The leafless days have come

As the leaves turn their colors and the aroma of fallen leaves fills the air as the temperatures drop and darkness hastens, I am reminded of one of J.R.R. Tolkien's poems in part one of The Book of Lost Tales.

The poem I have in mind is part of The Trees of Kortirion and is called Narquelion, which, in the Quenya language of the Elves, means "sun-fading":
Alalminórë!  Green heart of this Isle
Where linger yet the Faithful Companies!
Still undespairing here they slowly file
Down lonely paths with solemn harmonies:
The Fair, the first-born in an elder day,
Immortal Elves, who singing on their way
Of bliss of old and grief, though men forget,
Pass like a wind among the rustling trees,
A wave of bowing grass, and men forget
Their voices calling from a time we do not know,
Their gleaming hair like sunlight long ago. 
A wind in the grass!  The turning of the year.
A shiver in the reeds beside the stream,
A whisper in the trees - afar they hear,
Piercing the heart of summer's tangled dream,
Chill music that a herald piper plays
Foreseeing winter and the leafless days.
The late flowers trembling on the ruined walls
Already stoop to hear that elven-flute.
Through the wood's sunny aisles and tree-propped halls
Winding amid the green with clear cold note
Like a thin strand of silver glass remote. 

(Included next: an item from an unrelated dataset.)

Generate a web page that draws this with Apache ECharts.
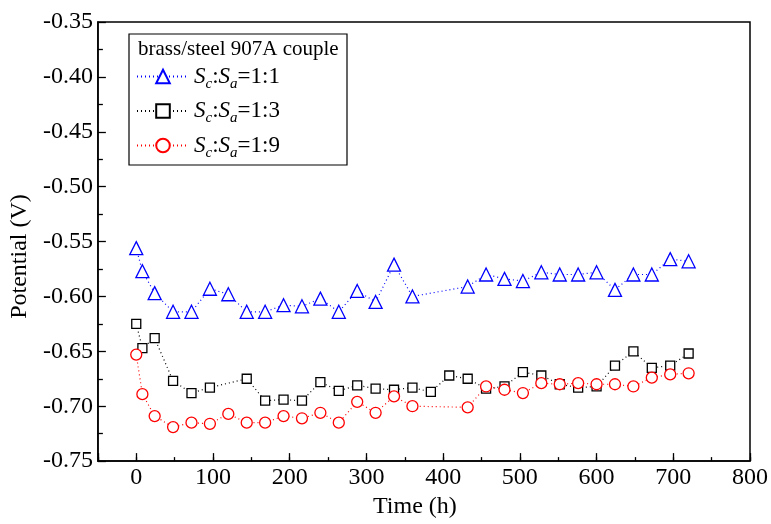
<!DOCTYPE html>
<html>
<head>
<meta charset="utf-8">
<title>brass/steel 907A couple</title>
<script src="https://cdn.jsdelivr.net/npm/echarts@6/dist/echarts.min.js"></script>
<style>
  html, body { margin: 0; padding: 0; background: #fff; }
  #chart { width: 771px; height: 524px; }
</style>
</head>
<body>
<div id="chart"></div>
<script>
// 数据
var timeBlue = [0, 8, 24, 48, 72, 96, 120, 144, 168, 192, 216, 240, 264, 288, 312, 336, 360, 432, 456, 480, 504, 528, 552, 576, 600, 624, 648, 672, 696, 720]
var potBlue = [-0.556, -0.577, -0.597, -0.614, -0.614, -0.593, -0.598, -0.614, -0.614, -0.608, -0.609, -0.602, -0.614, -0.595, -0.605, -0.571, -0.600, -0.591, -0.580, -0.584, -0.586, -0.578, -0.580, -0.580, -0.578, -0.594, -0.580, -0.580, -0.566, -0.568]

var timeBlack = [0, 8, 24, 48, 72, 96, 144, 168, 192, 216, 240, 264, 288, 312, 336, 360, 384, 408, 432, 456, 480, 504, 528, 552, 576, 600, 624, 648, 672, 696, 720]
var potBlack = [-0.625, -0.647, -0.638, -0.677, -0.688, -0.683, -0.675, -0.695, -0.694, -0.695, -0.678, -0.686, -0.681, -0.684, -0.685, -0.683, -0.687, -0.672, -0.675, -0.684, -0.682, -0.669, -0.672, -0.680, -0.683, -0.682, -0.663, -0.650, -0.665, -0.663, -0.652]

var timeRed = [0, 8, 24, 48, 72, 96, 120, 144, 168, 192, 216, 240, 264, 288, 312, 336, 360, 432, 456, 480, 504, 528, 552, 576, 600, 624, 648, 672, 696, 720]
var potRed = [-0.653, -0.689, -0.709, -0.719, -0.715, -0.716, -0.707, -0.715, -0.715, -0.709, -0.711, -0.706, -0.715, -0.696, -0.706, -0.691, -0.700, -0.701, -0.682, -0.685, -0.688, -0.679, -0.680, -0.679, -0.680, -0.680, -0.682, -0.674, -0.671, -0.670]

var ratios = ['1:1', '1:3', '1:9']
var legendTitle = 'brass/steel 907A couple'

var font = 'Liberation Serif, Times New Roman, serif'

function pairs(xs, ys) {
  return xs.map(function (x, i) { return [x, ys[i]] })
}

function makeSeries(name, xs, ys, symbol, size, color) {
  return {
    name: name,
    type: 'line',
    data: pairs(xs, ys),
    symbol: symbol,
    symbolSize: size,
    showAllSymbol: true,
    lineStyle: { color: color, width: 1.2, type: [1, 3] },
    itemStyle: { color: '#fff', borderColor: color, borderWidth: 1.3 },
    emphasis: { disabled: true },
    animation: false
  }
}

var myChart = echarts.init(document.getElementById('chart'))

var option = {
  animation: false,
  grid: {
    left: 96, top: 22, right: 18, bottom: 52,
    show: true,
    borderColor: '#000',
    borderWidth: 1.5
  },
  title: {
    text: legendTitle,
    left: 133,
    top: 34,
    textStyle: { fontFamily: font, fontSize: 21, fontWeight: 'normal', color: '#000' }
  },
  legend: {
    orient: 'vertical',
    left: 136,
    top: 65,
    padding: 0,
    itemGap: 8,
    itemWidth: 52,
    itemHeight: 17,
    data: ratios,
    formatter: function (name) {
      return '{s|S}{sub|c}{n|:}{s|S}{sub|a}{n|=' + name + '}'
    },
    textStyle: {
      fontFamily: font,
      color: '#000',
      rich: {
        s: { fontFamily: font, fontSize: 23, fontStyle: 'italic', lineHeight: 30, verticalAlign: 'middle' },
        sub: { fontFamily: font, fontSize: 15, fontStyle: 'italic', lineHeight: 30, verticalAlign: 'bottom' },
        n: { fontFamily: font, fontSize: 23, lineHeight: 30, verticalAlign: 'middle' }
      }
    }
  },
  graphic: [
    {
      type: 'rect',
      z: 1,
      shape: { x: 129, y: 34, width: 218, height: 131 },
      style: { fill: 'none', stroke: '#000', lineWidth: 1.2 }
    }
  ],
  xAxis: [
    {
      type: 'value',
      min: -50,
      max: 800,
      minInterval: 100,
      maxInterval: 100,
      position: 'bottom',
      name: 'Time (h)',
      nameLocation: 'middle',
      nameGap: 28,
      nameTextStyle: { fontFamily: font, fontSize: 24, color: '#000', padding: [0, 18, 0, 0] },
      axisLine: { onZero: false, lineStyle: { color: '#000', width: 1.5 } },
      axisTick: { inside: true, length: 8, lineStyle: { color: '#000', width: 1.3 } },
      axisLabel: {
        fontFamily: font, fontSize: 24, color: '#000', margin: 5,
        formatter: function (v) { return v < 0 ? '' : String(v) }
      },
      splitLine: { show: false }
    },
    {
      // 50 h 的小刻度
      type: 'value',
      min: -50,
      max: 800,
      minInterval: 50,
      maxInterval: 50,
      position: 'bottom',
      axisLine: { show: false, onZero: false },
      axisTick: { inside: true, length: 4, lineStyle: { color: '#000', width: 1.3 } },
      axisLabel: { show: false },
      splitLine: { show: false }
    }
  ],
  yAxis: {
    type: 'value',
    min: -0.75,
    max: -0.35,
    interval: 0.05,
    name: 'Potential (V)',
    nameLocation: 'middle',
    nameGap: 65,
    nameTextStyle: { fontFamily: font, fontSize: 24, color: '#000', padding: [0, 30, 0, 0] },
    axisLine: { show: true, onZero: false, lineStyle: { color: '#000', width: 1.5 } },
    axisTick: { show: true, inside: true, length: 8, lineStyle: { color: '#000', width: 1.3 } },
    minorTick: { show: true, splitNumber: 2, length: 5, lineStyle: { color: '#000', width: 1.3 } },
    axisLabel: {
      fontFamily: font, fontSize: 24, color: '#000', margin: 5,
      formatter: function (v) { return v.toFixed(2) }
    },
    splitLine: { show: false }
  },
  series: [
    makeSeries(ratios[0], timeBlue, potBlue, 'triangle', 13, '#0000ff'),
    makeSeries(ratios[1], timeBlack, potBlack, 'rect', 9, '#000000'),
    makeSeries(ratios[2], timeRed, potRed, 'circle', 11, '#ff0000')
  ]
}

myChart.setOption(option)
window.onresize = myChart.resize
</script>
</body>
</html>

The high-tide ebbs, the year will soon be spent;
And all your trees, Kortirion, lament.
At morn the whetstone rang upon the blade,
At eve the grass and golden flowers were laid
To whither, and the meadows bare.
Now dimmed already comes the tardier dawn,
Paler the sunlight fingers creep across the lawn.
The days are passing.  Gone like moths the nights
When white wings fluttering danced like satellites
Round tapers in the windless air.
Lammas is gone.  The Harvest-moon has waned.
Summer is dying that so briefly reigned.
Now the proud elms at last begin to quail,
Their leaves uncounted tremble and grow pale,
Seeing afar the icy spears
Of winter march to battle with the sun.
When bright All-Hallows fades, their day is done,
And borne on wings of amber wan they fly
In heedless winds beneath the sullen sky,
And fall like dying birds upon the meres.